_Short exercise_
Reproduce each line exactly. Skip none.

--------------------------------

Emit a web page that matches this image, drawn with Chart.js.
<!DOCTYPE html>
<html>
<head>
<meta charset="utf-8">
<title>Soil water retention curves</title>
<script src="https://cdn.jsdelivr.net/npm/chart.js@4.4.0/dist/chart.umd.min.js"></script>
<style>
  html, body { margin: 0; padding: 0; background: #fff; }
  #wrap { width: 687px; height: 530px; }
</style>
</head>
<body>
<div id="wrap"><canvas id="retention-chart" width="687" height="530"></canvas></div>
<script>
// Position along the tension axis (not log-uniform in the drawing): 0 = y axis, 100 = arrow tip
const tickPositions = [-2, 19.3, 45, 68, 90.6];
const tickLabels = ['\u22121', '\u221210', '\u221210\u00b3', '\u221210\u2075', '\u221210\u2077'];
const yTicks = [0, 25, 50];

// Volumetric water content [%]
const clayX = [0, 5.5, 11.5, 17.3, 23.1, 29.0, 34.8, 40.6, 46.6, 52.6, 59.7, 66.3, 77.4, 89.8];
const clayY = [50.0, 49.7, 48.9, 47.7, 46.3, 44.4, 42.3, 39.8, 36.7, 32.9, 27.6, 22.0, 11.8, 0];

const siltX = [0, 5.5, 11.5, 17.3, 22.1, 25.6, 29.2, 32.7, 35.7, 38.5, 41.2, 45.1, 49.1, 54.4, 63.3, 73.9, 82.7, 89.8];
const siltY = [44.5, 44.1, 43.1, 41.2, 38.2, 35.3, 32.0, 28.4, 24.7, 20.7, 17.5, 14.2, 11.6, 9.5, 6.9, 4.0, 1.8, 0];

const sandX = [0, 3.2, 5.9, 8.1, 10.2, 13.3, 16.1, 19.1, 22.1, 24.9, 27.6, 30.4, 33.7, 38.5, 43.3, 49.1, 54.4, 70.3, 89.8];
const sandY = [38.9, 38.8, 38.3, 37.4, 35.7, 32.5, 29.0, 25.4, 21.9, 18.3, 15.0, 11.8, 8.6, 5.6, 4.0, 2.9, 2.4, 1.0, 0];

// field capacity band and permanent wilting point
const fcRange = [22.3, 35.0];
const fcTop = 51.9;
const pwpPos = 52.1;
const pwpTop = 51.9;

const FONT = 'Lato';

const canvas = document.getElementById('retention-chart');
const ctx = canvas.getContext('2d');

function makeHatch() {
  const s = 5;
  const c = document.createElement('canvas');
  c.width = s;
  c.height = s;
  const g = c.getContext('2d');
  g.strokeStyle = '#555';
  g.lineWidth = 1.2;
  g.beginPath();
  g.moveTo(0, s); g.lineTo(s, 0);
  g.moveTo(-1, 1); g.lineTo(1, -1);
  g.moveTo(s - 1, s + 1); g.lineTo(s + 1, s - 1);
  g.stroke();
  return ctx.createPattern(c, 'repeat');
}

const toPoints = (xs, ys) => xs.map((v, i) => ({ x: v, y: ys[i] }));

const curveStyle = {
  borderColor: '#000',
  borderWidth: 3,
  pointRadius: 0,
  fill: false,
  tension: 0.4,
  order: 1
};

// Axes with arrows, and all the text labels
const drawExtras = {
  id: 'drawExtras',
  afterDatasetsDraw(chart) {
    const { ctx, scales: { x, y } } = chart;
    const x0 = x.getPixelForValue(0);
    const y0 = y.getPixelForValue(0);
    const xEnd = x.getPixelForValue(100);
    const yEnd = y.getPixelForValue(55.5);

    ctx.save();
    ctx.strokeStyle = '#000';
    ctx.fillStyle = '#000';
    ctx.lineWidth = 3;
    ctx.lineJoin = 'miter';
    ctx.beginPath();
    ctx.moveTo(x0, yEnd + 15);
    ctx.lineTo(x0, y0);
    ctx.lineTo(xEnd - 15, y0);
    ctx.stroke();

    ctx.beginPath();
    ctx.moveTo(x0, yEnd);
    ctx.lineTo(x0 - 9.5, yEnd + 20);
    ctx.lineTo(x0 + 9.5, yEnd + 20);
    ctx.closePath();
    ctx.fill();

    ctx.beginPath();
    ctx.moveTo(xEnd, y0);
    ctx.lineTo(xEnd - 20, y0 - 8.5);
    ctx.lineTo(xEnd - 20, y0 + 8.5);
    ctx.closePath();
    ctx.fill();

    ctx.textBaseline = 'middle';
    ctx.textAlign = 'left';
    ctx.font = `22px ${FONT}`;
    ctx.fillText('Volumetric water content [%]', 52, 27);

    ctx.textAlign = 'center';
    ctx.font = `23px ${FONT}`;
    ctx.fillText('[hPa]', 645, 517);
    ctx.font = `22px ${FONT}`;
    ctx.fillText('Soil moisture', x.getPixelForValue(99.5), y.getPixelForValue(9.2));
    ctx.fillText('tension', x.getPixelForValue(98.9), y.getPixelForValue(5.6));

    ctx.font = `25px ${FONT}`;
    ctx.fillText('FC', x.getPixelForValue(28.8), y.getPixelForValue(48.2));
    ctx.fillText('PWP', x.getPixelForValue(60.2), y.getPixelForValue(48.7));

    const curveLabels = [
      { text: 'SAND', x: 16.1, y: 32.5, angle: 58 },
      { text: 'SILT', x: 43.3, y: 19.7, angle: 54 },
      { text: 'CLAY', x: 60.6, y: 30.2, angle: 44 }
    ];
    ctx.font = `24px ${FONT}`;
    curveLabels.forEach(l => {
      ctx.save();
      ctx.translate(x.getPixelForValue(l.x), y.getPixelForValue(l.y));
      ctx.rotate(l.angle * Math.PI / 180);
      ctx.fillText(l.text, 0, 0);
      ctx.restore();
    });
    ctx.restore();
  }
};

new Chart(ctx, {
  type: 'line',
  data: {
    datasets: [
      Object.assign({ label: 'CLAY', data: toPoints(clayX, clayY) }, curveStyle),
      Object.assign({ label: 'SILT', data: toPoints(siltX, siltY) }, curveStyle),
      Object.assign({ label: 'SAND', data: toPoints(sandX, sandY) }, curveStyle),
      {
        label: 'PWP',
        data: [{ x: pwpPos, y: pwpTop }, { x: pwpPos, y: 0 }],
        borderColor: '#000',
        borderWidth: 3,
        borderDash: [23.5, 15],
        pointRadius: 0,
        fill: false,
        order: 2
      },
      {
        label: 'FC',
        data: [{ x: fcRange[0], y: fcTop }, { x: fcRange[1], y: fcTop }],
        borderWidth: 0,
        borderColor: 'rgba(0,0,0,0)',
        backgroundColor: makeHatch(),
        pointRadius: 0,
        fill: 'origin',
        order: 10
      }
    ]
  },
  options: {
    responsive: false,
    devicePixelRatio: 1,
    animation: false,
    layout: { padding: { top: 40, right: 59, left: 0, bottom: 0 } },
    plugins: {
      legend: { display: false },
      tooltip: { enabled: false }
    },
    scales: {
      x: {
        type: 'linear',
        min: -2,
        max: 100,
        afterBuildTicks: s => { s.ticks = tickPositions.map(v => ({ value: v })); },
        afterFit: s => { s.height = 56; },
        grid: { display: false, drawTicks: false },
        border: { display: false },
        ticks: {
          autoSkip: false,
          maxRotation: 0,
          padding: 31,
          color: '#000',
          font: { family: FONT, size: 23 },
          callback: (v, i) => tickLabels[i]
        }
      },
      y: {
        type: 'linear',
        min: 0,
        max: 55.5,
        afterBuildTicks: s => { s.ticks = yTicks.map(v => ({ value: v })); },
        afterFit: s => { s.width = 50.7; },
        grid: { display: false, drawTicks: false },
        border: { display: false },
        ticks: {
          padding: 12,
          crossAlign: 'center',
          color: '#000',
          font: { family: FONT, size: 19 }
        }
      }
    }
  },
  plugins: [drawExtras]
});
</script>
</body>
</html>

--------------------------------

_Answer to this task_
Emit a web page that matches this image, drawn with Chart.js.
<!DOCTYPE html>
<html>
<head>
<meta charset="utf-8">
<title>Soil water retention curves</title>
<script src="https://cdn.jsdelivr.net/npm/chart.js@4.4.0/dist/chart.umd.min.js"></script>
<style>
  html, body { margin: 0; padding: 0; background: #fff; }
  #wrap { width: 687px; height: 530px; }
</style>
</head>
<body>
<div id="wrap"><canvas id="retention-chart" width="687" height="530"></canvas></div>
<script>
// Position along the tension axis (not log-uniform in the drawing): 0 = y axis, 100 = arrow tip
const tickPositions = [-2, 19.3, 45, 68, 90.6];
const tickLabels = ['\u22121', '\u221210', '\u221210\u00b3', '\u221210\u2075', '\u221210\u2077'];
const yTicks = [0, 25, 50];

// Volumetric water content [%]
const clayX = [0, 5.5, 11.5, 17.3, 23.1, 29.0, 34.8, 40.6, 46.6, 52.6, 59.7, 66.3, 77.4, 89.8];
const clayY = [50.0, 49.7, 48.9, 47.7, 46.3, 44.4, 42.3, 39.8, 36.7, 32.9, 27.6, 22.0, 11.8, 0];

const siltX = [0, 5.5, 11.5, 17.3, 22.1, 25.6, 29.2, 32.7, 35.7, 38.5, 41.2, 45.1, 49.1, 54.4, 63.3, 73.9, 82.7, 89.8];
const siltY = [44.5, 44.1, 43.1, 41.2, 38.2, 35.3, 32.0, 28.4, 24.7, 20.7, 17.5, 14.2, 11.6, 9.5, 6.9, 4.0, 1.8, 0];

const sandX = [0, 3.2, 5.9, 8.1, 10.2, 13.3, 16.1, 19.1, 22.1, 24.9, 27.6, 30.4, 33.7, 38.5, 43.3, 49.1, 54.4, 70.3, 89.8];
const sandY = [38.9, 38.8, 38.3, 37.4, 35.7, 32.5, 29.0, 25.4, 21.9, 18.3, 15.0, 11.8, 8.6, 5.6, 4.0, 2.9, 2.4, 1.0, 0];

// field capacity band and permanent wilting point
const fcRange = [22.3, 35.0];
const fcTop = 51.9;
const pwpPos = 52.1;
const pwpTop = 51.9;

const FONT = 'Lato';

const canvas = document.getElementById('retention-chart');
const ctx = canvas.getContext('2d');

function makeHatch() {
  const s = 5;
  const c = document.createElement('canvas');
  c.width = s;
  c.height = s;
  const g = c.getContext('2d');
  g.strokeStyle = '#555';
  g.lineWidth = 1.2;
  g.beginPath();
  g.moveTo(0, s); g.lineTo(s, 0);
  g.moveTo(-1, 1); g.lineTo(1, -1);
  g.moveTo(s - 1, s + 1); g.lineTo(s + 1, s - 1);
  g.stroke();
  return ctx.createPattern(c, 'repeat');
}

const toPoints = (xs, ys) => xs.map((v, i) => ({ x: v, y: ys[i] }));

const curveStyle = {
  borderColor: '#000',
  borderWidth: 3,
  pointRadius: 0,
  fill: false,
  tension: 0.4,
  order: 1
};

// Axes with arrows, and all the text labels
const drawExtras = {
  id: 'drawExtras',
  afterDatasetsDraw(chart) {
    const { ctx, scales: { x, y } } = chart;
    const x0 = x.getPixelForValue(0);
    const y0 = y.getPixelForValue(0);
    const xEnd = x.getPixelForValue(100);
    const yEnd = y.getPixelForValue(55.5);

    ctx.save();
    ctx.strokeStyle = '#000';
    ctx.fillStyle = '#000';
    ctx.lineWidth = 3;
    ctx.lineJoin = 'miter';
    ctx.beginPath();
    ctx.moveTo(x0, yEnd + 15);
    ctx.lineTo(x0, y0);
    ctx.lineTo(xEnd - 15, y0);
    ctx.stroke();

    ctx.beginPath();
    ctx.moveTo(x0, yEnd);
    ctx.lineTo(x0 - 9.5, yEnd + 20);
    ctx.lineTo(x0 + 9.5, yEnd + 20);
    ctx.closePath();
    ctx.fill();

    ctx.beginPath();
    ctx.moveTo(xEnd, y0);
    ctx.lineTo(xEnd - 20, y0 - 8.5);
    ctx.lineTo(xEnd - 20, y0 + 8.5);
    ctx.closePath();
    ctx.fill();

    ctx.textBaseline = 'middle';
    ctx.textAlign = 'left';
    ctx.font = `22px ${FONT}`;
    ctx.fillText('Volumetric water content [%]', 52, 27);

    ctx.textAlign = 'center';
    ctx.font = `23px ${FONT}`;
    ctx.fillText('[hPa]', 645, 517);
    ctx.font = `22px ${FONT}`;
    ctx.fillText('Soil moisture', x.getPixelForValue(99.5), y.getPixelForValue(9.2));
    ctx.fillText('tension', x.getPixelForValue(98.9), y.getPixelForValue(5.6));

    ctx.font = `25px ${FONT}`;
    ctx.fillText('FC', x.getPixelForValue(28.8), y.getPixelForValue(48.2));
    ctx.fillText('PWP', x.getPixelForValue(60.2), y.getPixelForValue(48.7));

    const curveLabels = [
      { text: 'SAND', x: 16.1, y: 32.5, angle: 58 },
      { text: 'SILT', x: 43.3, y: 19.7, angle: 54 },
      { text: 'CLAY', x: 60.6, y: 30.2, angle: 44 }
    ];
    ctx.font = `24px ${FONT}`;
    curveLabels.forEach(l => {
      ctx.save();
      ctx.translate(x.getPixelForValue(l.x), y.getPixelForValue(l.y));
      ctx.rotate(l.angle * Math.PI / 180);
      ctx.fillText(l.text, 0, 0);
      ctx.restore();
    });
    ctx.restore();
  }
};

new Chart(ctx, {
  type: 'line',
  data: {
    datasets: [
      Object.assign({ label: 'CLAY', data: toPoints(clayX, clayY) }, curveStyle),
      Object.assign({ label: 'SILT', data: toPoints(siltX, siltY) }, curveStyle),
      Object.assign({ label: 'SAND', data: toPoints(sandX, sandY) }, curveStyle),
      {
        label: 'PWP',
        data: [{ x: pwpPos, y: pwpTop }, { x: pwpPos, y: 0 }],
        borderColor: '#000',
        borderWidth: 3,
        borderDash: [23.5, 15],
        pointRadius: 0,
        fill: false,
        order: 2
      },
      {
        label: 'FC',
        data: [{ x: fcRange[0], y: fcTop }, { x: fcRange[1], y: fcTop }],
        borderWidth: 0,
        borderColor: 'rgba(0,0,0,0)',
        backgroundColor: makeHatch(),
        pointRadius: 0,
        fill: 'origin',
        order: 10
      }
    ]
  },
  options: {
    responsive: false,
    devicePixelRatio: 1,
    animation: false,
    layout: { padding: { top: 40, right: 59, left: 0, bottom: 0 } },
    plugins: {
      legend: { display: false },
      tooltip: { enabled: false }
    },
    scales: {
      x: {
        type: 'linear',
        min: -2,
        max: 100,
        afterBuildTicks: s => { s.ticks = tickPositions.map(v => ({ value: v })); },
        afterFit: s => { s.height = 56; },
        grid: { display: false, drawTicks: false },
        border: { display: false },
        ticks: {
          autoSkip: false,
          maxRotation: 0,
          padding: 31,
          color: '#000',
          font: { family: FONT, size: 23 },
          callback: (v, i) => tickLabels[i]
        }
      },
      y: {
        type: 'linear',
        min: 0,
        max: 55.5,
        afterBuildTicks: s => { s.ticks = yTicks.map(v => ({ value: v })); },
        afterFit: s => { s.width = 50.7; },
        grid: { display: false, drawTicks: false },
        border: { display: false },
        ticks: {
          padding: 12,
          crossAlign: 'center',
          color: '#000',
          font: { family: FONT, size: 19 }
        }
      }
    }
  },
  plugins: [drawExtras]
});
</script>
</body>
</html>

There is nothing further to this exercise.